4(1).- Where, in the case of any transaction, several instruments are employed for completing the transaction, only the principal instrument should be chargeable with the duty prescribed for it in Schedule I, and each of the other instruments shall, instead of being chargeable with the duty prescribed for it in that Schedule, be exempt from duty.

(2) The parties may determine for themselves which of the instruments so employed shall, for the purposes of sub-section (1), be deemed to be the principal instrument:

Provided that the duty chargeable on the instrument so determined shall be the highest duty which would be chargeable in respect of any of the said instruments employed.

8.19. Section 5.-

So much as regards section 4. Its converse is to be found in the next section. Under section 5, any instrument comprising or relating to several distinct matters shall be chargeable with the aggregate amount of the duties with which separate instruments, each comprising or relating to one of such matters, would be chargeable under this Act. This section is the converse of section 4, and deals with cases where one instrument comprises or relates to several distinct matters.

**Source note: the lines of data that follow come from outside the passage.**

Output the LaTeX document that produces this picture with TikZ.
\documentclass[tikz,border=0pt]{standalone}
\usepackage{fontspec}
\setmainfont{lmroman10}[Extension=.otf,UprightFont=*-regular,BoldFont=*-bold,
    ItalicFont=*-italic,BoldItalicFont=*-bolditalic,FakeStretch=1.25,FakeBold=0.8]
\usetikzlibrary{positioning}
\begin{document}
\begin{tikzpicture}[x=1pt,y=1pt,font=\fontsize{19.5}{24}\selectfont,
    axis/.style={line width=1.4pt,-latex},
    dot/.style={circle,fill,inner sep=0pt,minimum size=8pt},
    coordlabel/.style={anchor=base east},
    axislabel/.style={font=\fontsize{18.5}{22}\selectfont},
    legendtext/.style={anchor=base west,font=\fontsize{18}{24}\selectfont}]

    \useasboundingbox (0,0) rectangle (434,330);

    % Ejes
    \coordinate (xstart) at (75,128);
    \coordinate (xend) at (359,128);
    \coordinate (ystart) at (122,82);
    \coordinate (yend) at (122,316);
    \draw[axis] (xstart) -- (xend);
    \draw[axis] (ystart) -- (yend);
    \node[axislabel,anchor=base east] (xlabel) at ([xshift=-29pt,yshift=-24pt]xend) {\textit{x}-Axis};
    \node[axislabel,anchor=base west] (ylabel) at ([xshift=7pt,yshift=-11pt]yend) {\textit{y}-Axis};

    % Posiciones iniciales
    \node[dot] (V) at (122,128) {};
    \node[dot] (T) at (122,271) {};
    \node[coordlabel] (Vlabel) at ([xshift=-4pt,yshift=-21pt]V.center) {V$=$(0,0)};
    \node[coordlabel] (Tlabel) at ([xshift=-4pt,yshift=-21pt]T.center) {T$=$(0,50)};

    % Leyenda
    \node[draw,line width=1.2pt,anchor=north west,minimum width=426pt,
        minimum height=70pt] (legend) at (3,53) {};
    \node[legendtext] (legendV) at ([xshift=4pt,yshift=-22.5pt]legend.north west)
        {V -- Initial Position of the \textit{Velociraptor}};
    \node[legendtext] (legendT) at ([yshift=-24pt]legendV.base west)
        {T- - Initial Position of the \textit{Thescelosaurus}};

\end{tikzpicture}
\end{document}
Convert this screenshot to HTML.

Here again, the general rule that stamp duty is levied on an instrument and not on a transaction has had to be explained-this time, in the interests of revenue-by providing that such instrument will be chargeable with the aggregate amount of the duties with which separate instruments, each comprising or relating to one of such matters, would be chargeable under the Act. It is, again, in the interests of revenue that it overrides the next section,1 which deals with instruments coming within several descriptions in the First Schedule.

1. See the opening words of section 6-"Subject to the provisions of the last preceding section."

8.20. Criticism noted.-

No doubt, the apparently simple provision in section 5 is not devoid of difficulties in its application. A writer on the law of Stamps1 says: "Scarcely any subject, within the range of the Stamp Laws, is of so embarrassing a nature, in practice, as that which falls under the division of 'Instruments' relating to several distinct parties or matters'."

However, such difficulties cannot be solved by an amendment of the law, and it is difficult to devise a better and more precise formula.

1. The late Mr. Tilsley, quoted by Donogh Stamp Act, (1935), p. 188.